Vicdani kanının oluştuğu duruşma sürecini yansıtan tutanaklar, belgeler ve gerekçe içeriğine göre yapılan incelemede, başkaca nedenler yerinde görülmemiştir.
Ancak;
1- Hakaret suçunun farklı katılanlara karşı tek fiille gerçekleştirildiğinden söz edilebilmesi için hakaretin mutlaka ortak söz veya davranışlarla gerçekleştirilmiş olması şart değildir. Her bir katılana veya katılanlardan bazılarına özel olarak hitap edilerek hakaret içeren sözler söylenmiş veya davranışlarda bulunmuş olsa bile objektif bir gözlemcinin bakış açısıyla bakıldığında failin hareketlerinin tek bir iradi karara dayalı olduğu, aralarında yer ve zaman bakımından bağlantı bulunduğu, bu nedenle bir bütünlük oluşturduğu sonucuna ulaşılması durumunda, fiilin hukuken tek olduğu kabul edilmelidir.

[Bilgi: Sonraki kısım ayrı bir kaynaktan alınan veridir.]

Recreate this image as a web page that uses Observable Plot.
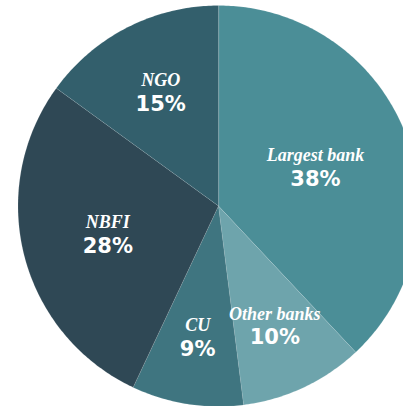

Aksine, şekli bir yorum ve bakış açısıyla bu bütünlük görmezlikten gelinerek, her bir katılana yönelik hareketin bağımsız birer fiili oluşturduğunun kabul edilmesi ve gerçek içtima hükümlerinin uygulanması halinde, cezalandırmada adaletsizliğe yol açılacağı gibi “fiilin hukuki anlamda tekliği” prensibine de aykırı davranılmış olacaktır.

Bu açıklamalar ışığında uyuşmazlık konusu değerlendirildiğinde;
Sanığın önce komşusu olan katılan Esin’e, hemen akabinde de kendisini uyaran diğer komşusu Mehmet’e hakaret ettiği olayda, sanığın her iki katılana yönelik hareketlerinin aynı yer ve zamanda, aynı suç işleme kararıyla, birbirini takip eden söz ve davranışlarla gerçekleşmesi nazara alındığında, hukuken bir bütün halinde tek bir hakaret fiilini oluşturduğu anlaşıldığından buna bağlı olarak da tek fiille birden çok katılana karşı hakaret suçunu işleyen sanık hakkında 5237 sayılı TCK’nun 43/2. maddesinde düzenlenmiş bulunan aynı nev’iden fikri içtima hükümleri uyarınca tek ceza verilip, bu cezanın aynı kanunun 43/1. maddesi uyarınca arttırılması gerektiği gözetilmemesi,
2- Sanığın, katılan Mehmet’e yönelik hakaretine ilişkin olarak ek savunma hakkı verilmeden TCK’nın 125/3-c maddesi uyarınca cezada artırım yapılması,
3- Sanığın, katılan Mehmet’e yönelik hakaretine ilişkin kurulan hükümde, temel cezanın doğrudan TCK’nın 125/3-c maddesi uyarınca belirlenmesi gerekirken, önce TCK’nın 125/1. maddesi uyarınca belirlenip sonra artırım yapılması,
4- Sanığın suç tarihinde 65 yaşından büyük olduğu anlaşılmakla, sanık hakkında TCK’nın 50/3. maddesi hükmü uygulanmadan karar verilmesi,
5- Sanığın katılan Esin’e yönelik hakaretine ilişkin kurulan hükümde, iddianemede sanığın katılan Esin’e karşı tek eyleminden bahsedilmiş olmasına rağmen, CMK’nın 225/1. maddesine aykırı şekilde, sanığın iddianamede anlatılmayan eylemlerinden bahisle TCK’nın 43. maddesi uyarınca verilen cezada artırım yapılması,
Kanuna aykırı ve sanık F.. Ç.. müdafiinin temyiz nedenleri yerinde görülmekle, tebliğnameye kısmen uygun olarak HÜKÜMLERİN BOZULMASINA, yargılamanın bozma öncesi aşamadan başlayarak sürdürülüp sonuçlandırılmak üzere dosyanın esas/hüküm mahkemesine gönderilmesine, 23/11/2015 tarihinde oy birliği ile karar verildi.